Dans les griffes de la contre-insurrection : la communauté de San Patricio harcelée

mis en ligne le 13 octobre 2011
1645ChiapasDepuis le début du mois de septembre, la communauté de San Patricio, rattachée à la commune autonome rebelle zapatiste La Dignité, au Chiapas, est victime de harcèlements et d’agressions de la part du groupe paramilitaire Paix et Justice 1, organisation à la botte des gouvernements fédéral, étatique et municipal qui veulent enrayer le développement de l’autonomie, spolier des terres et reprendre le pouvoir politique dans les zones contrôlées par les zapatistes.
Tout commence le 7 septembre lorsque trois gaillards issus du groupe Paix et Justice se rendent dans la communauté de San Patricio pour menacer ses habitants d’expulsion violente s’ils ne cèdent pas leurs terres rapidement. Trois jours plus tard, la menace prend forme : une centaine de paramilitaires s’installent à 200 mètres de la communauté et tirent des coups de feu pour terroriser ses résidents.
Dans la matinée du 11 septembre, de nouveaux coups de feu sont tirés et les paramilitaires entreprennent d’abattre les bouquets d’arbres des alentours, habituellement utilisés par les habitants de la communauté de San Patricio. Dans l’après-midi, ils arrachent et récupèrent également tout le maïs qu’ils trouvent dans les champs avoisinants leur campement, détruisent plusieurs mètres de clôtures et brûlent 18 hectares de pâturage collectif. Enfin, et pour clore cette sordide journée, un compagnon est blessé d’un coup de machette dans le bras.
Le lendemain, le 12, d’autres coups de feu sont tirés et les paramilitaires quadrillent les environs pour surveiller, arrêter, interroger, voire violenter les habitants de la communauté de San Patricio. À ce sujet, dans un communiqué daté du 18 septembre, le Conseil de bon gouvernement « Nouvelle semence qui va produire » du caracol Roberto-Barrios déclarait : « Ils [les paramilitaires] harcèlent et menacent la communauté, quand les compagnons essayent d’aller dans leurs champs, ils commencent à tirer des coups de feu pour les maintenir encerclés et isolés ; ainsi, la population subit l’intimidation et la peur ; les femmes et les enfants sont terrorisés, traumatisés par les tirs constants, et le manque de nourriture et d’autres besoins de la famille devient insupportable. »

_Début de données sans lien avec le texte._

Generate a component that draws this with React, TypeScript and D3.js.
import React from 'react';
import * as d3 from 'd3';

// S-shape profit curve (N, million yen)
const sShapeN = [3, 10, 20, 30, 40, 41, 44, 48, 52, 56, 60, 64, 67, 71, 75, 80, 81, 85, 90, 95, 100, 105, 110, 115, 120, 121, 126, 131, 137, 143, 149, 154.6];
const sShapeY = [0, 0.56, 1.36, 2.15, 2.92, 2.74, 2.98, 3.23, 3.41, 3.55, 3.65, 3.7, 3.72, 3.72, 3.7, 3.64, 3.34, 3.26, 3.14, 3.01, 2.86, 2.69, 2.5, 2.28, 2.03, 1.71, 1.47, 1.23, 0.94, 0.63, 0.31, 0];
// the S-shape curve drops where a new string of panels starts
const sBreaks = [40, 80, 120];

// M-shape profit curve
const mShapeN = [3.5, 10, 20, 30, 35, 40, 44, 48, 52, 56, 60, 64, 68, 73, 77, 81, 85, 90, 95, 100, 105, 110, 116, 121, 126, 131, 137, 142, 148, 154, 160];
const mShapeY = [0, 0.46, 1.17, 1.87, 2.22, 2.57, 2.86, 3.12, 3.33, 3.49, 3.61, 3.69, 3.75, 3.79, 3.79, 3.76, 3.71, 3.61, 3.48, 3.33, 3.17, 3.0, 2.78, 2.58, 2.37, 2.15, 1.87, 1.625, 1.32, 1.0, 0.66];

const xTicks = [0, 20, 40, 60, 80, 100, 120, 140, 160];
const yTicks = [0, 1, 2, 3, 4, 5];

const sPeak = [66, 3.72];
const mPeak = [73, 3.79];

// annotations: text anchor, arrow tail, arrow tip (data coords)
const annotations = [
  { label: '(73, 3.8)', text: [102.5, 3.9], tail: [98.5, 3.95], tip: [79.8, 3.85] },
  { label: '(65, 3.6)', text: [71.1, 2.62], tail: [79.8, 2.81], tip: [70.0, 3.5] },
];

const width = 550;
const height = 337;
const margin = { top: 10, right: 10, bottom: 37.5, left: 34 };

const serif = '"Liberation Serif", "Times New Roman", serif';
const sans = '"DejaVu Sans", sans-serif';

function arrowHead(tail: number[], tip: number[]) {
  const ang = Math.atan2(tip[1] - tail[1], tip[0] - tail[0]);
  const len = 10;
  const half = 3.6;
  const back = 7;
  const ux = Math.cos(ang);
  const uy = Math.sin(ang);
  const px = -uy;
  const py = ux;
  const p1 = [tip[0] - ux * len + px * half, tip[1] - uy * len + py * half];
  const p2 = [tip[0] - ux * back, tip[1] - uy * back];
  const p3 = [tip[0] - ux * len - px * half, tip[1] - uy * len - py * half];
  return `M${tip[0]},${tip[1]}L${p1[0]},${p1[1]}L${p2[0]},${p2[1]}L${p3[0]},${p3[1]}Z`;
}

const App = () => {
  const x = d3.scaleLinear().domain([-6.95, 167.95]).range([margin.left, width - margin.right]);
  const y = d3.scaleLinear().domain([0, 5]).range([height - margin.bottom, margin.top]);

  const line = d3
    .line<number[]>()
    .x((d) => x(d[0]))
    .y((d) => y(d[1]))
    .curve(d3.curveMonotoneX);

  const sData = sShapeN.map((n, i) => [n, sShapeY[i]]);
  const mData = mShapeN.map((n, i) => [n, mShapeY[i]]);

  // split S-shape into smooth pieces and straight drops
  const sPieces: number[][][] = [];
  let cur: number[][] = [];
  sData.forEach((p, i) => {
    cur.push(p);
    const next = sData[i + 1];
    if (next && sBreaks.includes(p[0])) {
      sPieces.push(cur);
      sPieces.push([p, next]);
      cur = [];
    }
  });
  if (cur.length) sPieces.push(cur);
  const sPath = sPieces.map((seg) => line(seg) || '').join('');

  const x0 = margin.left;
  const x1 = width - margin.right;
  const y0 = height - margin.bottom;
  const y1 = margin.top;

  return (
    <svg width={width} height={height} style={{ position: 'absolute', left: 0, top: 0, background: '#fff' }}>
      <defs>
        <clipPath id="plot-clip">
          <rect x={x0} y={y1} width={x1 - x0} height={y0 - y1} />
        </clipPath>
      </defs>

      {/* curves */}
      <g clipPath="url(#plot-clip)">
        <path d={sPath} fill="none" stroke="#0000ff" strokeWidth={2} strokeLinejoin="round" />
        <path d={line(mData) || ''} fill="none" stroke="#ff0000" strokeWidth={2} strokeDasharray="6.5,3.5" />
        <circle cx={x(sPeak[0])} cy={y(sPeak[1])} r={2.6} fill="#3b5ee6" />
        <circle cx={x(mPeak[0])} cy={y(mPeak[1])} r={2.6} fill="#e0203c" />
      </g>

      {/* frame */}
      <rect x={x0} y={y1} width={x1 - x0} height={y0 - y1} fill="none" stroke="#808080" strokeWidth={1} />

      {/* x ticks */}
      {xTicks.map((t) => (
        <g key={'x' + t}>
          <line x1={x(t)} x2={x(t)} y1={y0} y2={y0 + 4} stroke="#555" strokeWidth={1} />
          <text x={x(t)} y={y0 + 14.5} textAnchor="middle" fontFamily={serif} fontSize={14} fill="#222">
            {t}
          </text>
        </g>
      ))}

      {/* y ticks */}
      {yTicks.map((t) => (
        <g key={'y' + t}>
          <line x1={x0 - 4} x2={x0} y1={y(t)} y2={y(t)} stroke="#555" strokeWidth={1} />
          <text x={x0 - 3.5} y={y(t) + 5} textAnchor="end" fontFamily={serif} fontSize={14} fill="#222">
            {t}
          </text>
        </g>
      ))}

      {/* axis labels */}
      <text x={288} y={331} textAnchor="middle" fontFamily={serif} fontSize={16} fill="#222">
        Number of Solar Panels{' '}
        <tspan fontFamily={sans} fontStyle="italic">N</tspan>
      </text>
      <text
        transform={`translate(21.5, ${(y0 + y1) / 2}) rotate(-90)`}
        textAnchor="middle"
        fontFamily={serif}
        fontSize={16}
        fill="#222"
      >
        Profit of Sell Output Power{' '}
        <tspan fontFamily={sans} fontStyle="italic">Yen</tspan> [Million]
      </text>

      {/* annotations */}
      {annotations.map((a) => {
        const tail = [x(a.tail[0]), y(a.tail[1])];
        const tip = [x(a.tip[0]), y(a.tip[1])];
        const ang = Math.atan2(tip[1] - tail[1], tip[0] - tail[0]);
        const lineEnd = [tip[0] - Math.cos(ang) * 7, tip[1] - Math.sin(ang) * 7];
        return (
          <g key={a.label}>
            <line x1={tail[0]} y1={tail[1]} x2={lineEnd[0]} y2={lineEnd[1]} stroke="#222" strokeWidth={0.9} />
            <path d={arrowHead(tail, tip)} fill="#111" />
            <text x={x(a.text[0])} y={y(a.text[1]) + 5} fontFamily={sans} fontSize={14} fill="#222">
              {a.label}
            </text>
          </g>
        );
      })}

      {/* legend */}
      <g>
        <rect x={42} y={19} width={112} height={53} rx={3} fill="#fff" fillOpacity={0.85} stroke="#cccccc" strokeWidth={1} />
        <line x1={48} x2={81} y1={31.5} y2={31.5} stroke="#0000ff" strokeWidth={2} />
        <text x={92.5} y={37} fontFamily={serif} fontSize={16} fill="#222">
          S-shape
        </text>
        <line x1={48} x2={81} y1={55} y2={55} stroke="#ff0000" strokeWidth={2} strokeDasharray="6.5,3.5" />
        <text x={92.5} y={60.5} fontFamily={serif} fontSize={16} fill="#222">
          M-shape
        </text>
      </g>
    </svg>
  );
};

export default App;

Le 13 septembre, le nombre de paramilitaires augmente considérablement et passe à 160. Leur campement, quant à lui, ne cesse de se développer. Le 14 septembre, on comptait déjà seize maisons avec toit en tôle, deux avec toit en chaume et trente-deux en construction. À l’heure qu’il est, et selon le Conseil de bon gouvernement « Nouvelle semence qui va produire », les dégâts causés par ces paramilitaires (destruction de clôtures, incendie de pâturages, coupes de bois, vols d’animaux, etc.) s’élèveraient à 75 760 pesos, soit 4 154 euros (ce qui est énorme pour le Mexique).
Les liens entre ces paramilitaires et les autorités mexicaines sont flagrants et à peine cachés. Parmi les dirigeants de ce groupe d’agresseurs, on trouve, entre autres, le commandant actuel et l’ex-commandant de la police municipale de Tila, l’ex-régisseur municipal de Sabanilla, du quartier Guadalupe Sabanilla, un ex-secrétaire de protection civile et plusieurs ex-policiers (preuve, s’il en fallait encore, que, partout dans le monde, la flicaille se trouve toujours du côté du manche quand il s’agit de cogner contre la liberté, la justice et la dignité). La stratégie de contre-insurrection du gouvernement mexicain – aux niveaux fédéral, étatique et municipal – poursuit donc son travail de sape de l’autonomie indigène par le harcèlement et l’agression – souvent violente – de ceux qui aspirent à une autre société, plus libre et plus juste.
Mais, pour les compagnons et compagnes zapatistes de San Patricio, l’heure est encore à la résistance et il n’est pas question de capituler devant les fusils de ces brutes qui voudraient les expulser de ces terres qu’ils cultivent et occupent collectivement depuis plus de quinze ans. « Nous ne nous fatiguerons pas et nous ne cesserons pas de défendre ce qui est à nous », déclare le communiqué du Conseil de bon gouvernement du caracol Roberto-Barrios. Alors, la lutte continue !




1. Ce groupe paramilitaire particulièrement violent s’est notamment fait connaître pour ses nombreuses exactions commises dans la région à l’encontre des zapatistes et de leurs sympathisants après le soulèvement de janvier 1994.